Health Partners International and the Open University have recently been collaborating on the production of a sample unit of a course on healthcare technology management for developing countries. The course is based on a series on six manuals that HPI (in its former incarnation of Ziken International) produced with DFID funding. The manuals are now freely available in electronic form. They are however rather big, each around 300 pages, and there are six of them. I was concerned about the usability of such a document and came up with the idea of basing a course around them, so that potential users could get familiar with the whole thing and decide how much of it they want to use.
The unit was finished in May and is available at the Openlearn Labspace site:
We took it to the Institution of Engineering and Technology conference on Appropriate Healthcare Technology for Developing Countries (see the post below) and gave it a run out. I introduced it, giving some of the history of the manuals project, Giselle Ferreira introduced the Openlearn platform and Pieter de Ruijter introduced the course itself.

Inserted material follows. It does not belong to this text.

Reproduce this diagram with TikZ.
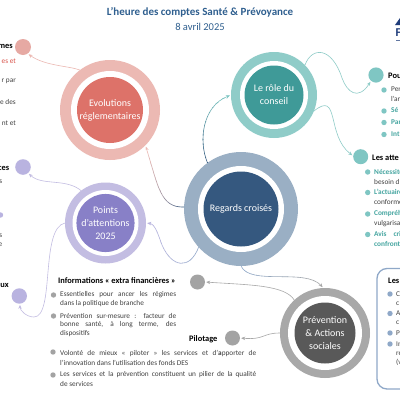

There was some lively discussion afterwards and there seemed to be a lot of enthusiasm for the idea. But the proof of the pudding is always in the eating. We'll get some user stats from the OU later this month and then we'll sit down and see if there is a case for finding funding for the whole thing. I will shortly be advertising it on Infratech and asking for constructive criticism. I feel enormously pleased with it despite having done nothing on it myself – all I did was bring the right people together. So now I wait with bated breath to see what engineers and civil servants all over the world think of it.